Eso de que hay
cosas bellas y no cuestan nada es cierto. Cosas que no tienen nada que ver con
rendir utilidades ni modelos económicos ni con rojas estrategias de marketing. Cosas
que están fuera de la hibris violenta de los seres humanos. Cosas que están más
allá de nuestras alharacas políticas y nuestras paranoias de poder.
Cosas como esta
hoja. Cosas como el verdor de esta hoja. Cosas como el rocío que la puebla.
La foto me la
mandó Cesy Rodriguez, una vez que puse a circular una convocatoria para que las
personas enviaran imágenes a la presente sección (convocatoria abierta, por
cierto: pueden toda vez pasarme sus fotografías a mi inbox de fb, cuya
dirección es facebook.com/maurice.echeverria).
Alcance con
decir que la foto nos muestra el portento de una gota y de muchas. Esas esferas
transparentes, esos domos delicados, bóvedas líquidas, lágrimas puras, ojos de
agua circular, manufacturan un milagro, y es el milagro prístino de la vida.
La vida
trabaja muchas horas–hombre y trabaja muchas horas–mujer para que funcione la
vida. Pensemos por un segundo en el proceso de la fotosíntesis: una poderosa danza
de luz que produce información y energía material extremadamente sofisticada y
elástica. Para que la fotosíntesis pueda darse, toda clase de condiciones
tuvieron que reunirse e integrarse.
Dije que la
vida trabaja mucho para que funcione la vida. Pero aparte de funcional, la vida
es todo un espectáculo, eufónico, estético.

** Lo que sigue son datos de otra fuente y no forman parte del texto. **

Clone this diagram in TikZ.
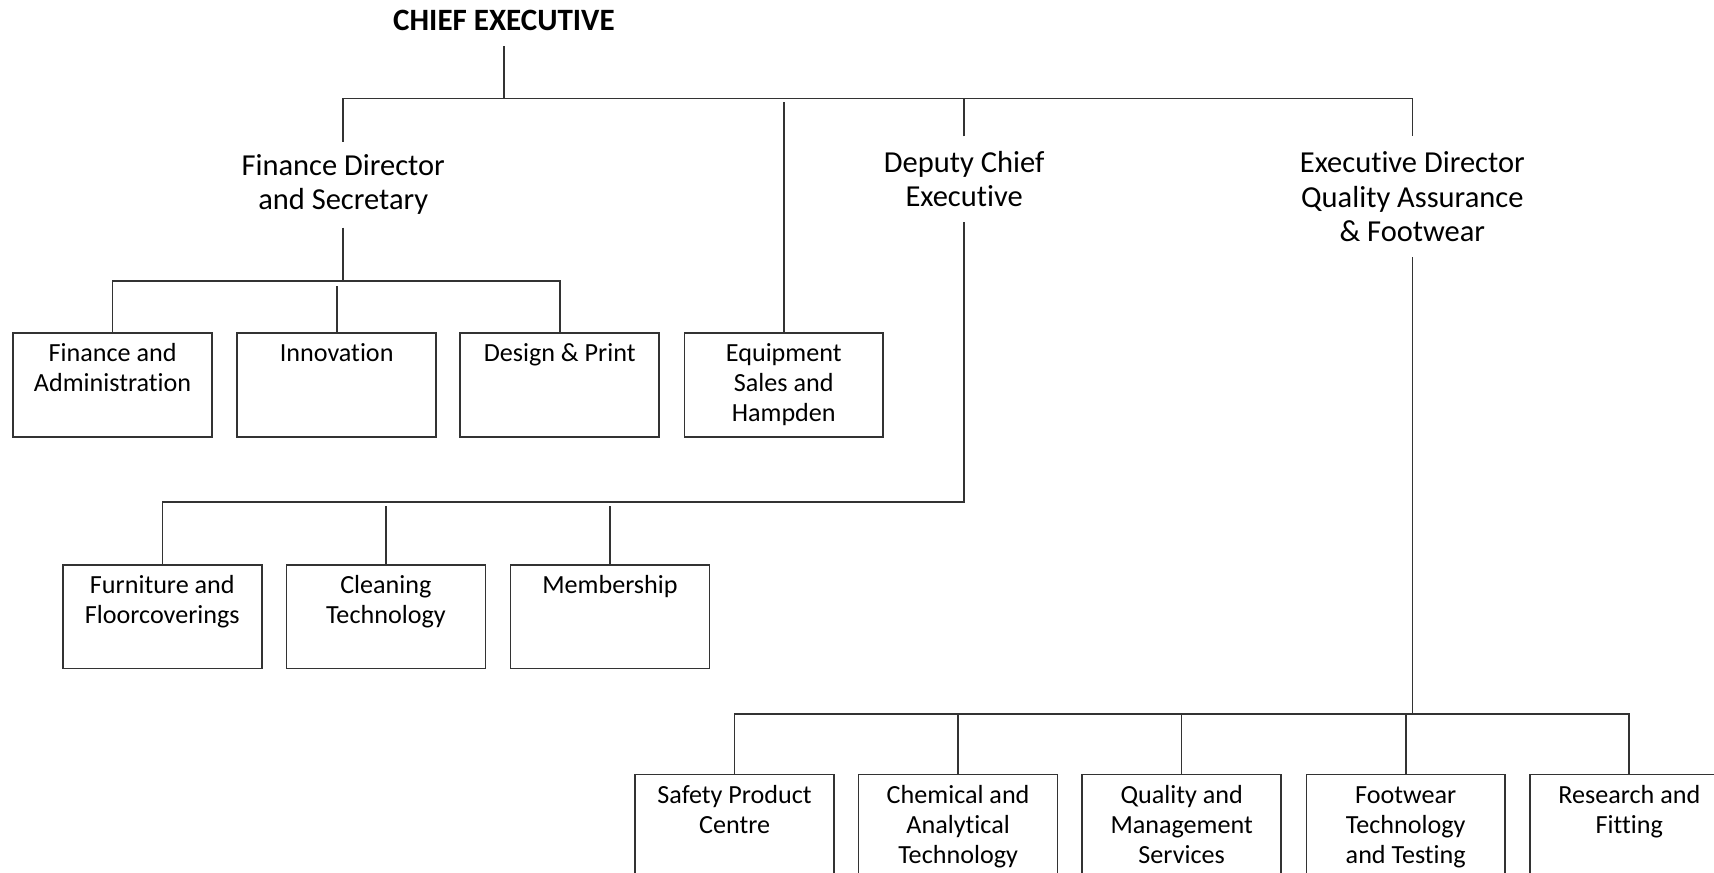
\documentclass[tikz,border=0pt]{standalone}
\usepackage{fontspec}
\setmainfont{Carlito}[RawFeature={-liga}]
\newcommand{\unittext}[1]{\parbox[c][95bp][t]{182bp}{\centering\vspace*{7bp}\strut #1}}
\tikzset{
  conn/.style={draw=black!80, line width=1.5bp},
  unit/.style={draw=black!80, line width=1.4bp, rectangle, inner sep=0pt, anchor=north,
               font=\fontsize{24}{27.5}\selectfont},
  head/.style={align=center, inner sep=0pt, minimum height=78bp,
               font=\fontsize{28}{31.5}\selectfont},
  chief/.style={inner sep=0pt, minimum height=46bp, font=\bfseries\fontsize{28.5}{31}\selectfont}
}
\begin{document}
\begin{tikzpicture}[x=1bp,y=-1bp]
\useasboundingbox (0,0) rectangle (1568,798);
\clip (0,0) rectangle (1568,798);
\fill[white] (0,0) rectangle (1568,798);

% levels
\coordinate (bar) at (0,90);
\coordinate (bar2) at (0,257);
\coordinate (bar3) at (0,459);
\coordinate (bar4) at (0,653);

% heads
\node[chief] (ce) at (461,19) {CHIEF EXECUTIVE};
\node[head] (fd) at (314,169) {Finance Director\\and Secretary};
\node[head] (dce) at (882,164) {Deputy Chief\\Executive};
\node[head, minimum height=110bp] (ed) at (1292,180) {Executive Director\\Quality Assurance\\\& Footwear};

% row 1
\node[unit] (fa) at (103,304) {\unittext{Finance and\\Administration}};
\node[unit] (inn) at (308,304) {\unittext{Innovation}};
\node[unit] (dp) at (512,304) {\unittext{Design \& Print}};
\node[unit] (eq) at (717,304) {\unittext{Equipment\\Sales and\\Hampden}};

% row 2
\node[unit] (ff) at (148.5,516) {\unittext{Furniture and\\Floorcoverings}};
\node[unit] (ct) at (353,516) {\unittext{Cleaning\\Technology}};
\node[unit] (mb) at (558,516) {\unittext{Membership}};

% row 3
\node[unit] (sp) at (672,708) {\unittext{Safety Product\\Centre}};
\node[unit] (ca) at (876.5,708) {\unittext{Chemical and\\Analytical\\Technology}};
\node[unit] (qm) at (1081,708) {\unittext{Quality and\\Management\\Services}};
\node[unit] (ft) at (1286,708) {\unittext{Footwear\\Technology\\and Testing}};
\node[unit] (rf) at (1490.5,708) {\unittext{Research and\\Fitting}};

% top level connectors
\draw[conn] (ce.south) -- (ce.south |- bar);
\draw[conn] (fd.north) -- (fd.north |- bar) -- (ed.north |- bar) -- (ed.north);
\draw[conn] (dce.north) -- (dce.north |- bar);
\draw[conn] (eq.north) -- ([yshift=-3bp]eq.north |- bar);

% finance director children
\draw[conn] (fd.south) -- (fd.south |- bar2);
\draw[conn] (fa.north) -- (fa.north |- bar2) -- (dp.north |- bar2) -- (dp.north);
\draw[conn] (inn.north) -- ([yshift=-5bp]inn.north |- bar2);

% deputy chief children
\draw[conn] (dce.south) -- (dce.south |- bar3) -- (ff.north |- bar3) -- (ff.north);
\draw[conn] (ct.north) -- ([yshift=-4bp]ct.north |- bar3);
\draw[conn] (mb.north) -- ([yshift=-4bp]mb.north |- bar3);

% executive director children
\draw[conn] (ed.south) -- (ed.south |- bar4);
\draw[conn] (sp.north) -- (sp.north |- bar4) -- (rf.north |- bar4) -- (rf.north);
\draw[conn] (ca.north) -- (ca.north |- bar4);
\draw[conn] (qm.north) -- (qm.north |- bar4);
\draw[conn] (ft.north) -- (ft.north |- bar4);
\end{tikzpicture}
\end{document}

Una hoja, por ejemplo, es una
estructura diferenciada y elegante con toda suerte de patrones delicados. Y no
solo halaga nuestra sensibilidad, es sensible ella misma, abierta a su entorno,
capaz de amar y sufrir, con una historia de savia y sustancia que contarnos.
Decía Henry
Miller que con atención inclusive una hoja de hierba se transforma en un misterioso,
increíble, magnífico, incomparable mundo. Y no obstante estamos tan ocupados
persiguiendo lo que siempre andamos persiguiendo –y que ni siquiera
conseguimos– que ya ni nos fijamos en la maceta del cuarto.
Esta
inatención podría resolverse con un simple viaje de psilocibina. Entonces lo
que termina ocurriendo es que nos quedamos dos horas seguidas analizando,
vencidos de éxtasis, un tallo, un pétalo, un insecto, tan anaranjado. Lejos de
matarlo, entendemos que ese insecto es
sagrado y que él también tiene una consciencia. Y lejos de ignorar la hoja, nos
hermanamos con ella, e incluso la tomamos por maestra, pues reconocemos que es
portadora de diseño, inteligencia y evolución.
En medio de
un universo que unos creen lento, gastado y frío, hay un planeta grávido de
indescifrables coloraciones y configuraciones y señas y cromatismos, y es el
nuestro. Dicen que es codiciado por los mismos ángeles.